Le grand Elliott Smith a donc de nouveaux disciples en 2020, et il serait peut-être bien surpris par leur look, mais on parie qu’il serait enchanté par les chansons de Happyness.
Quelque part, il faut bien l’avouer, c’est un soulagement d’écrire quelques lignes sur un groupe comme Happyness, et son dernier album, le troisième, Floatr. Un soulagement parce qu’on pourra éviter de ressasser les habituels clichés qu’appellent systématiquement une grande majorité des disques de « jeunes groupes » recyclant tous plus ou moins habilement des idées inventées il y a plus de 30 ans. Happyness – pas Happiness, hein ? c’est important… non, on plaisante, ce n’est probablement là qu’une astuce lexicale pour faciliter la recherche du nom du groupe sur Internet, même si le groupe a donné une explication très sophistiquée à ce sujet…– joue dans une autre cour, et donne donc envie d’aller comprendre ce qui se passe dans la tête de Jon EE Allan (guitare / basse / chant) et Ash Kenazi (batterie) pour nous pondre ainsi en 2020 des chansons qu’on imagine plutôt chantées par Elliott Smith ou par Sparklehorse.
Difficile de parler de Floatr sans mentionner le changement le plus visible du groupe londonien : le départ de Benji Compston, membre fondateur, et l’irruption au premier plan d’un Ash Kenazi qui a fait son coming out de manière des plus spectaculaires en drag queen rose bonbon… Ce qui offre au groupe une image clinquante assez saisissante, mais risque quand même de fausser largement les attentes du public, tant Floatr est une œuvre toute de subtilité et de délicatesse, bien loin d’une quelconque provocation gratuite.
Le groupe avait attiré l’attention à ses débuts en noyant d’électricité des mélodies pop ensoleillées qui évoquaient avant tout les slackers de années 90, de Beck à Pavement. Mais très vite, les choses ne se sont pas avérées aussi simples que ça, et le jeu habituel des références a tourné au casse-tête, Happyness inventant leur propre musique, privilégiant une douceur mélodieuse dans une ambiance lo-fi parfois captivante, parfois paresseuse. When I’m Far Away (from You), merveilleux instant suspendu atteint ainsi un classicisme paradoxal dont peu de groupes actuels sont capables. Le single Vegetables, un tantinet plus électrique, poétise (presque) joyeusement la terreur de la dépression : « Even as the rain gets on my back / I know I’m bound for nothin’ / Even as my head overreacts / I know I’m barely somethin’ » (A ce sujet, il faut souligner que Happyness fut très tôt reconnu comme un brillant groupe « à textes » …).

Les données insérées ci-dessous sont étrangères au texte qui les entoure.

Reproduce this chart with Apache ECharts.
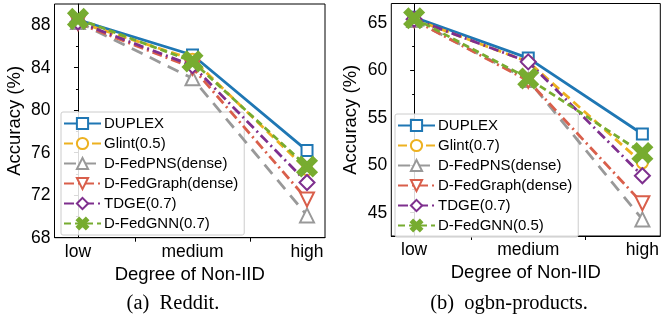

Undone renvoie, non sans une certaine dose de mélancolie à une époque où ce qu’on qualifiait de noisy-pop, soit une version light et lumineuse du shoegaze, régénérait la scène rock de Grande-Bretagne. Anvil Bitch est la seule véritable exploration sonique de l’album, et ses six minutes et demie nous proposent une relecture intimiste du travail de Sonic Youth, confirmant la nouvelle maturité d’un groupe qui déclare que Floatr est la conclusion de deux années qui ont été à la fois les meilleures et les plus difficiles que le duo ait vécues.
Si l’on peut regretter que toutes les mélodies ne soient pas aussi accrocheuses (… que celle de Ouch(yup) par exemple…), et noter que Floatr aurait gagné à être plus court, il reste l’absolue confirmation de l’importance désormais acquise par ce groupe qui sait rester marginal, clairement loin de la musique facile dans laquelle notre époque se complaît un peu trop, mais qui a su élargir sa palette sonore et donc gagner en séduction immédiate.